Images are not part of the copy; transcribe all the data exactly.

———

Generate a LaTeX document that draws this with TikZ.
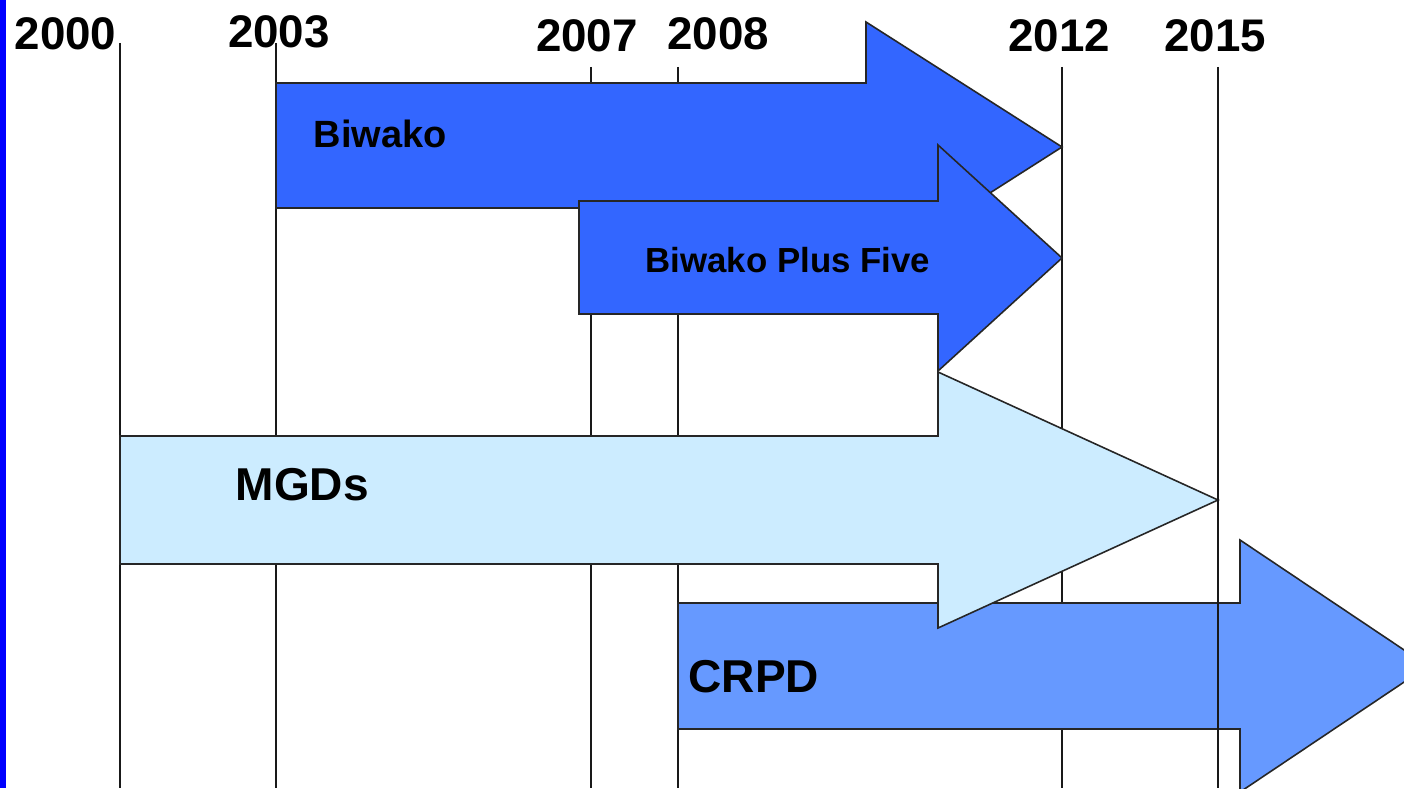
\documentclass[tikz,border=0pt]{standalone}
\usepackage{fontspec}
\setmainfont{Liberation Sans}
\usepackage{tikz}
\tikzset{>=latex}
\usetikzlibrary{calc}
\definecolor{edgeblue}{HTML}{0000FF}
\definecolor{biwakoblue}{HTML}{3366FF}
\definecolor{mgdblue}{HTML}{CCECFF}
\definecolor{crpdblue}{HTML}{6699FF}
\tikzset{
    yearlabel/.style={font=\bfseries\fontsize{13}{14}\selectfont, inner sep=0pt, anchor=base},
    yearline/.style={draw=black!90, line width=0.45pt},
    band/.style={draw=black!85, line width=0.45pt, line join=miter},
    bandlabel/.style={font=\bfseries\fontsize{#1}{14}\selectfont, inner sep=0pt, anchor=base west}
}

\begin{document}
\begin{tikzpicture}[x=0.01cm, y=-0.01cm]
                \useasboundingbox (0, 0) rectangle (1404, 788);
                \fill[white] (0, 0) rectangle (1404, 788);
                \fill[edgeblue] (0, 0) rectangle (6, 788);
                \node[yearlabel, anchor=base east] (y2000) at (117, 50) {2000};
                \node[yearlabel] (y2003) at (279, 48) {2003};
                \node[yearlabel] (y2007) at (587, 52) {2007};
                \node[yearlabel] (y2008) at (718, 50) {2008};
                \node[yearlabel] (y2012) at (1059, 52) {2012};
                \node[yearlabel] (y2015) at (1215, 52) {2015};
                \foreach \x/\top in {120/43, 276/43, 591/67, 678/67, 1062/67}
                    \draw[yearline] (\x, \top) -- (\x, 788);
                \begin{scope}
                    \clip (0, 0) rectangle (1404, 788);
                    \draw[band, fill=biwakoblue] (276, 83) -- (866, 83) -- (866, 22) -- (1062, 147) -- (866, 272) -- (866, 208) -- (276, 208) -- cycle;
                    \draw[band, fill=biwakoblue] (579, 201) -- (938, 201) -- (938, 145) -- (1062, 258) -- (938, 371) -- (938, 314) -- (579, 314) -- cycle;
                    \draw[band, fill=crpdblue] (678, 603) -- (1240, 603) -- (1240, 540) -- (1428, 666) -- (1240, 792) -- (1240, 729) -- (678, 729) -- cycle;
                    \draw[band, fill=mgdblue] (120, 436) -- (938, 436) -- (938, 372) -- (1218, 500) -- (938, 628) -- (938, 564) -- (120, 564) -- cycle;
                \end{scope}
                \draw[yearline] (1218, 67) -- (1218, 788);
                \node[bandlabel=10.8] (biwako) at (313, 147) {Biwako};
                \node[bandlabel=9.9] (plusfive) at (645, 272) {Biwako Plus Five};
                \node[bandlabel=13.1] (mgds) at (235, 500) {MGDs};
                \node[bandlabel=13.1] (crpd) at (688, 692) {CRPD};
            \end{tikzpicture}
\end{document}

———

■ **Solution to this exercise**:
Generate a LaTeX document that draws this with TikZ.
\documentclass[tikz,border=0pt]{standalone}
\usepackage{fontspec}
\setmainfont{Liberation Sans}
\usepackage{tikz}
\tikzset{>=latex}
\usetikzlibrary{calc}
\definecolor{edgeblue}{HTML}{0000FF}
\definecolor{biwakoblue}{HTML}{3366FF}
\definecolor{mgdblue}{HTML}{CCECFF}
\definecolor{crpdblue}{HTML}{6699FF}
\tikzset{
    yearlabel/.style={font=\bfseries\fontsize{13}{14}\selectfont, inner sep=0pt, anchor=base},
    yearline/.style={draw=black!90, line width=0.45pt},
    band/.style={draw=black!85, line width=0.45pt, line join=miter},
    bandlabel/.style={font=\bfseries\fontsize{#1}{14}\selectfont, inner sep=0pt, anchor=base west}
}

\begin{document}
\begin{tikzpicture}[x=0.01cm, y=-0.01cm]
                \useasboundingbox (0, 0) rectangle (1404, 788);
                \fill[white] (0, 0) rectangle (1404, 788);
                \fill[edgeblue] (0, 0) rectangle (6, 788);
                \node[yearlabel, anchor=base east] (y2000) at (117, 50) {2000};
                \node[yearlabel] (y2003) at (279, 48) {2003};
                \node[yearlabel] (y2007) at (587, 52) {2007};
                \node[yearlabel] (y2008) at (718, 50) {2008};
                \node[yearlabel] (y2012) at (1059, 52) {2012};
                \node[yearlabel] (y2015) at (1215, 52) {2015};
                \foreach \x/\top in {120/43, 276/43, 591/67, 678/67, 1062/67}
                    \draw[yearline] (\x, \top) -- (\x, 788);
                \begin{scope}
                    \clip (0, 0) rectangle (1404, 788);
                    \draw[band, fill=biwakoblue] (276, 83) -- (866, 83) -- (866, 22) -- (1062, 147) -- (866, 272) -- (866, 208) -- (276, 208) -- cycle;
                    \draw[band, fill=biwakoblue] (579, 201) -- (938, 201) -- (938, 145) -- (1062, 258) -- (938, 371) -- (938, 314) -- (579, 314) -- cycle;
                    \draw[band, fill=crpdblue] (678, 603) -- (1240, 603) -- (1240, 540) -- (1428, 666) -- (1240, 792) -- (1240, 729) -- (678, 729) -- cycle;
                    \draw[band, fill=mgdblue] (120, 436) -- (938, 436) -- (938, 372) -- (1218, 500) -- (938, 628) -- (938, 564) -- (120, 564) -- cycle;
                \end{scope}
                \draw[yearline] (1218, 67) -- (1218, 788);
                \node[bandlabel=10.8] (biwako) at (313, 147) {Biwako};
                \node[bandlabel=9.9] (plusfive) at (645, 272) {Biwako Plus Five};
                \node[bandlabel=13.1] (mgds) at (235, 500) {MGDs};
                \node[bandlabel=13.1] (crpd) at (688, 692) {CRPD};
            \end{tikzpicture}
\end{document}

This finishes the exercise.